Boston Fed President Suggests Progress in Addressing “Too Big to Fail”
Boston Fed President Eric Rosengren discussed progress in the U.S. on eliminating the "Too Big to Fail" phenomenon Thursday. He focused on two areas of progress since the financial crisis-increased capital buffers aimed at reducing the probability of failures, and steps to reduce the spill-over of problems from one troubled institution to others and the financial system.
Rosengren noted that a number of the largest institutions have grown over the past five years. But it may be too soon to judge what size organizations are likely to be once the full set of regulations is implemented. He said the most important progress to date on Too Big to Fail involves reducing the probability that these institutions will fail-and should they fail, reducing the risks they would pose to the entire economy.
Of the regulatory initiatives designed to reduce the probability of failure, Rosengren called the introduction of stress testing that examines the ability of large bank holding companies to withstand stressful economic and financial conditions "perhaps the most crucial change" to the supervision of large financial institutions. He also pointed to regulatory changes that have significantly altered the capital regulation of Global Systemically Important Bank Holding Companies or "GSIBs" and specifically the GSIB capital surcharge, which is designed to reflect the systemic risk posed by these organizations because of the size and complexity of their operations.
"The effect of [these regulations] is to significantly reduce the probability that a GSIB fails," Rosengren said. "The combination of these and other capital regulations (as phased in) should result in a significant improvement in capital ratios for GSIBs."

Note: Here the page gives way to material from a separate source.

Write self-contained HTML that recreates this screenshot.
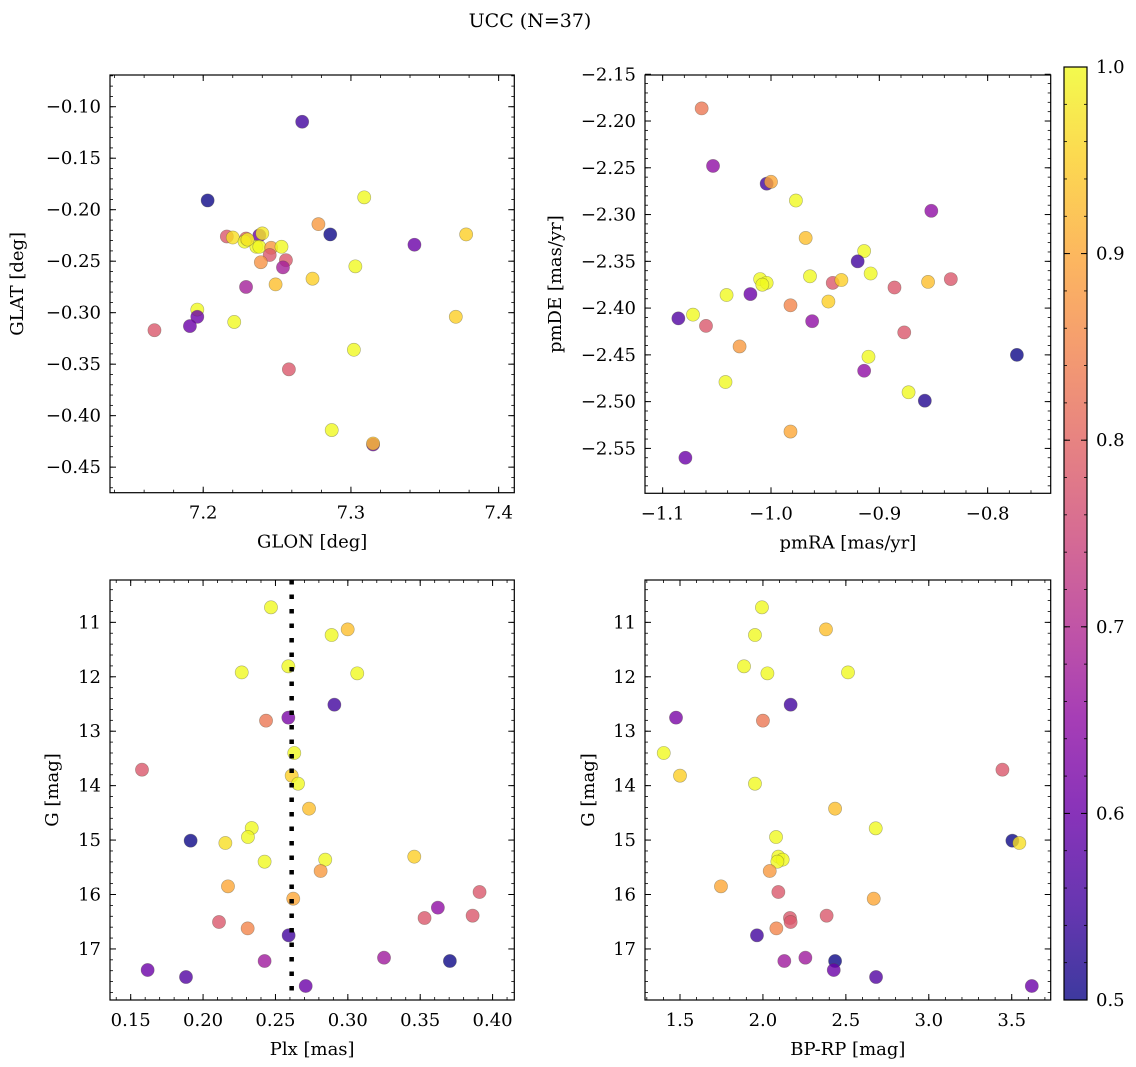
<!DOCTYPE html>
<html><head><meta charset="utf-8"><style>
html,body{margin:0;padding:0;background:#fff;}
svg{display:block;font-family:"DejaVu Serif","Liberation Serif",serif;}
</style></head><body>
<svg id="fig" width="1136" height="1067" viewBox="0 0 1136 1067" xmlns="http://www.w3.org/2000/svg">
<text x="530" y="27" font-size="19" text-anchor="middle">UCC (N=37)</text>
</svg>
<script>
// ---- data ----
const glon = [7.267,7.203,7.309,7.278,7.286,7.343,7.378,7.216,7.220,7.229,7.228,7.238,7.240,7.236,7.238,7.246,7.253,7.245,7.256,7.254,7.239,7.303,7.274,7.249,7.229,7.196,7.196,7.191,7.167,7.221,7.371,7.302,7.258,7.287,7.315,7.315,7.230];
const glat = [-0.1146,-0.191,-0.188,-0.214,-0.224,-0.234,-0.224,-0.226,-0.227,-0.228,-0.231,-0.225,-0.223,-0.236,-0.236,-0.237,-0.236,-0.244,-0.249,-0.256,-0.251,-0.255,-0.267,-0.2725,-0.275,-0.297,-0.304,-0.313,-0.317,-0.309,-0.304,-0.336,-0.355,-0.414,-0.428,-0.427,-0.229];
const prob1 = [0.55,0.5,1.0,0.88,0.5,0.6,0.95,0.78,0.97,0.8,1.0,0.6,0.98,1.0,1.0,0.88,1.0,0.78,0.78,0.68,0.87,1.0,0.95,0.93,0.68,1.0,0.6,0.6,0.78,1.0,0.95,1.0,0.78,1.0,0.6,0.93,0.98];

const pmra = [-1.064,-1.0535,-1.004,-1.0,-0.977,-0.852,-0.968,-0.914,-0.920,-0.964,-0.908,-1.010,-1.004,-1.008,-0.943,-0.935,-0.886,-0.855,-0.834,-1.041,-1.019,-0.947,-0.982,-1.0855,-1.072,-0.962,-1.060,-1.029,-0.877,-0.773,-0.910,-0.914,-1.042,-0.873,-0.858,-0.982,-1.079];
const pmde = [-2.1865,-2.248,-2.267,-2.265,-2.285,-2.296,-2.325,-2.339,-2.350,-2.366,-2.363,-2.369,-2.373,-2.375,-2.373,-2.370,-2.378,-2.372,-2.369,-2.386,-2.385,-2.393,-2.397,-2.411,-2.407,-2.414,-2.419,-2.441,-2.426,-2.450,-2.452,-2.467,-2.479,-2.490,-2.499,-2.532,-2.560];
const prob2 = [0.83,0.65,0.55,0.9,1.0,0.65,0.93,1.0,0.55,1.0,1.0,1.0,1.0,1.0,0.78,0.95,0.78,0.93,0.78,1.0,0.6,0.95,0.85,0.57,1.0,0.65,0.78,0.88,0.78,0.5,1.0,0.65,1.0,1.0,0.52,0.9,0.6];

const plx = [0.2469,0.2888,0.2999,0.2267,0.2589,0.3065,0.2907,0.2435,0.2589,0.2630,0.1578,0.2612,0.2656,0.2732,0.2336,0.1914,0.2154,0.2310,0.2425,0.2844,0.3459,0.2812,0.2172,0.2623,0.3910,0.3622,0.3530,0.3862,0.2110,0.2308,0.2591,0.2425,0.3250,0.3705,0.1617,0.1882,0.2709];
const gmag3 = [10.724,11.233,11.129,11.919,11.808,11.937,12.513,12.806,12.751,13.400,13.707,13.817,13.964,14.423,14.778,15.011,15.054,14.944,15.397,15.360,15.305,15.568,15.850,16.077,15.954,16.242,16.432,16.389,16.505,16.622,16.750,17.222,17.161,17.222,17.387,17.516,17.681];
const prob3 = [1.0,1.0,0.93,1.0,1.0,1.0,0.55,0.83,0.62,1.0,0.78,0.95,1.0,0.93,1.0,0.5,0.97,1.0,1.0,1.0,0.95,0.88,0.9,0.9,0.78,0.65,0.78,0.78,0.78,0.85,0.55,0.67,0.67,0.5,0.6,0.57,0.6];
const plxMedian = 0.2612;

const bprp = [1.994,1.952,2.380,1.886,2.027,2.513,2.167,1.476,2.0,1.402,3.444,1.5,1.952,2.435,2.680,2.079,3.504,3.546,2.093,2.119,2.087,2.041,1.747,2.093,2.668,2.163,2.167,2.384,2.081,1.964,2.129,2.256,2.435,2.427,2.682,3.621];
const gmag4 = [10.724,11.233,11.129,11.808,11.937,11.919,12.513,12.751,12.806,13.400,13.707,13.817,13.964,14.423,14.784,14.944,15.011,15.054,15.305,15.360,15.397,15.568,15.850,15.954,16.077,16.432,16.505,16.389,16.622,16.750,17.222,17.161,17.222,17.387,17.516,17.681];
const prob4 = [1.0,1.0,0.93,1.0,1.0,1.0,0.55,0.62,0.83,1.0,0.78,0.95,1.0,0.93,1.0,1.0,0.5,0.97,1.0,1.0,1.0,0.88,0.9,0.78,0.9,0.78,0.78,0.78,0.85,0.55,0.67,0.67,0.5,0.6,0.57,0.6];

const cbTicks = [0.5,0.6,0.7,0.8,0.9,1.0];

// ---- helpers ----
const NS = "http://www.w3.org/2000/svg";
const svg = document.getElementById('fig');
const FS = 18;
function mk(tag, attrs, parent){ const e=document.createElementNS(NS,tag); for(const k in attrs) e.setAttribute(k,attrs[k]); (parent||svg).appendChild(e); return e; }
const stops=[[13,8,135],[65,4,157],[106,0,168],[143,13,164],[177,42,144],[204,71,120],[225,100,98],[242,132,75],[252,166,54],[252,206,37],[240,249,33]];
function plasma(t){ t=Math.max(0,Math.min(1,t)); const f=t*10, i=Math.min(9,Math.floor(f)), r=f-i; const a=stops[i], b=stops[i+1]; return `rgb(${Math.round(a[0]+(b[0]-a[0])*r)},${Math.round(a[1]+(b[1]-a[1])*r)},${Math.round(a[2]+(b[2]-a[2])*r)})`; }
function cmap(v){ return plasma((v-0.5)/0.5); }
function fmt(v,d){ const s=v.toFixed(d); return v<0? '\u2212'+s.slice(1) : s; }

function panel(cfg){
  const {name,L,R,T,B,xmin,xmax,ymin,ymax,inv,xt,xd,xminor,yt,yd,yminor,xs,ys,cs,xl,yl,ylx}=cfg;
  const g=mk('g',{});
  
  
  const X=v=>L+(v-xmin)/(xmax-xmin)*(R-L);
  const Y=v=> inv ? T+(v-ymin)/(ymax-ymin)*(B-T) : B-(v-ymin)/(ymax-ymin)*(B-T);
  const pg=mk('g',{},g);
  
  
  for(let i=0;i<xs.length;i++){
    const c=mk('circle',{cx:X(xs[i]),cy:Y(ys[i]),r:6.6,fill:cmap(cs[i]),'fill-opacity':0.8,stroke:'rgba(80,80,60,0.45)','stroke-width':0.6},pg);
    
    
  }
  if(cfg.extra) cfg.extra(g,X,Y);
  const fr=mk('rect',{x:L,y:T,width:R-L,height:B-T,fill:'none',stroke:'#000','stroke-width':1.2},g);
  
  
  const eps=1e-9;
  for(let v=Math.ceil(xmin/xminor-eps)*xminor; v<=xmax+eps; v+=xminor){ const x=X(v); if(x<L||x>R) continue;
    mk('line',{x1:x,x2:x,y1:B,y2:B-3,stroke:'#000','stroke-width':0.8},g); mk('line',{x1:x,x2:x,y1:T,y2:T+3,stroke:'#000','stroke-width':0.8},g); }
  for(let v=Math.ceil(ymin/yminor-eps)*yminor; v<=ymax+eps; v+=yminor){ const y=Y(v); if(y<T||y>B) continue;
    mk('line',{x1:L,x2:L+3,y1:y,y2:y,stroke:'#000','stroke-width':0.8},g); mk('line',{x1:R,x2:R-3,y1:y,y2:y,stroke:'#000','stroke-width':0.8},g); }
  xt.forEach(v=>{ const x=X(v);
    mk('line',{x1:x,x2:x,y1:B,y2:B-6,stroke:'#000','stroke-width':1},g); mk('line',{x1:x,x2:x,y1:T,y2:T+6,stroke:'#000','stroke-width':1},g);
    const t=mk('text',{x:x,y:B+26,'font-size':FS,'text-anchor':'middle'},g); t.textContent=fmt(v,xd);
    
     });
  yt.forEach(v=>{ const y=Y(v);
    mk('line',{x1:L,x2:L+6,y1:y,y2:y,stroke:'#000','stroke-width':1},g); mk('line',{x1:R,x2:R-6,y1:y,y2:y,stroke:'#000','stroke-width':1},g);
    const t=mk('text',{x:L-9,y:y+6,'font-size':FS,'text-anchor':'end'},g); t.textContent=fmt(v,yd);
    
     });
  const tx=mk('text',{x:(L+R)/2,y:B+55,'font-size':FS,'text-anchor':'middle'},g); tx.textContent=xl;
  
  
  const ty=mk('text',{x:ylx,y:(T+B)/2,'font-size':FS,'text-anchor':'middle',transform:`rotate(-90 ${ylx} ${(T+B)/2})`},g); ty.textContent=yl;
  
  
}

panel({name:'glon-glat-panel',L:110,R:514.3,T:75,B:492.7,xmin:7.1369,xmax:7.4106,ymin:-0.4748,ymax:-0.0692,inv:false,
  xt:[7.2,7.3,7.4],xd:1,xminor:0.02,yt:[-0.10,-0.15,-0.20,-0.25,-0.30,-0.35,-0.40,-0.45],yd:2,yminor:0.01,
  xs:glon,ys:glat,cs:prob1,xl:'GLON [deg]',yl:'GLAT [deg]',ylx:23});
panel({name:'pm-panel',L:645,R:1050.7,T:75,B:493.3,xmin:-1.1163,xmax:-0.7418,ymin:-2.598,ymax:-2.1508,inv:false,
  xt:[-1.1,-1.0,-0.9,-0.8],xd:1,xminor:0.02,yt:[-2.15,-2.20,-2.25,-2.30,-2.35,-2.40,-2.45,-2.50,-2.55],yd:2,yminor:0.01,
  xs:pmra,ys:pmde,cs:prob2,xl:'pmRA [mas/yr]',yl:'pmDE [mas/yr]',ylx:561});
panel({name:'plx-g-panel',L:110,R:514.3,T:580,B:1000,xmin:0.1357,xmax:0.415,ymin:10.222,ymax:17.938,inv:true,
  xt:[0.15,0.20,0.25,0.30,0.35,0.40],xd:2,xminor:0.01,yt:[11,12,13,14,15,16,17],yd:0,yminor:0.2,
  xs:plx,ys:gmag3,cs:prob3,xl:'Plx [mas]',yl:'G [mag]',ylx:58,
  extra:(g,X,Y)=>{ const l=mk('line',{x1:X(plxMedian),x2:X(plxMedian),y1:580,y2:1000,stroke:'#000','stroke-width':4.5,'stroke-dasharray':'4.5 10'},g);
    
     }});
panel({name:'cmd-panel',L:645,R:1050.7,T:580,B:1000,xmin:1.289,xmax:3.735,ymin:10.222,ymax:17.938,inv:true,
  xt:[1.5,2.0,2.5,3.0,3.5],xd:1,xminor:0.1,yt:[11,12,13,14,15,16,17],yd:0,yminor:0.2,
  xs:bprp,ys:gmag4,cs:prob4,xl:'BP-RP [mag]',yl:'G [mag]',ylx:594});

// colorbar
const cb=mk('g',{});


const defs=mk('defs',{},cb);
const grad=mk('linearGradient',{id:'pg',x1:0,y1:1,x2:0,y2:0},defs);
for(let i=0;i<=10;i++) mk('stop',{offset:i/10,'stop-color':plasma(i/10)},grad);
const CT=67, CB=1000, CL=1064, CR=1087;
mk('rect',{x:CL,y:CT,width:CR-CL,height:CB-CT,fill:'url(#pg)','fill-opacity':0.8},cb);
mk('rect',{x:CL,y:CT,width:CR-CL,height:CB-CT,fill:'none',stroke:'#000','stroke-width':1.2},cb);
const CY=v=>CB-(v-0.5)/0.5*(CB-CT);
for(let v=0.5; v<=1.0001; v+=0.02){ const y=CY(v); mk('line',{x1:CR,x2:CR-3,y1:y,y2:y,stroke:'#000','stroke-width':0.8},cb); mk('line',{x1:CL,x2:CL+3,y1:y,y2:y,stroke:'#000','stroke-width':0.8},cb); }
cbTicks.forEach(v=>{ const y=CY(v);
  mk('line',{x1:CR,x2:CR-6,y1:y,y2:y,stroke:'#000','stroke-width':1},cb); mk('line',{x1:CL,x2:CL+6,y1:y,y2:y,stroke:'#000','stroke-width':1},cb);
  const t=mk('text',{x:CR+9,y:y+6,'font-size':FS},cb); t.textContent=v.toFixed(1);
  
   });
</script>
</body></html>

Rosengren also highlighted actions to try to reduce the cost if-despite stress tests and enhanced capital regulations-a GSIB were still to fail. He discussed the proposed rule for total loss-absorbing capacity, saying that its purpose is to "insure that if a GSIB were to fail, sufficient debt financing would have been employed so that taxpayer resources would not be needed in order to resolve the institution." In addition, Rosengren noted that GSIBs are required to develop resolution plans or so-called "living wills," covering how they could be resolved. Ratings agencies are viewing these actions as "significantly reducing the Too Big to Fail problem."
Rosengren's talk also briefly touched on a number of other areas of progress, including a shift in the clearing of some derivatives to central counterparties; the application of regulations to non-bank, systematically important financial institutions; steps to increase the resiliency of large foreign banking organizations by requiring them to form intermediate holding companies, subjecting them to stress testing requirements and the same capital standards as their U.S. counterparts; and the establishment of new regulatory tools intended to make financial firms more resilient to liquidity shocks.
In all, Rosengren cited progress, while noting the significant work still remaining.
Rosengren was speaking at a forum on "Strengthening Financial Sector Supervision and Current Regulatory Priorities," organized by the Financial Stability Institute of the Bank for International Settlements; in Cape Town, South Africa.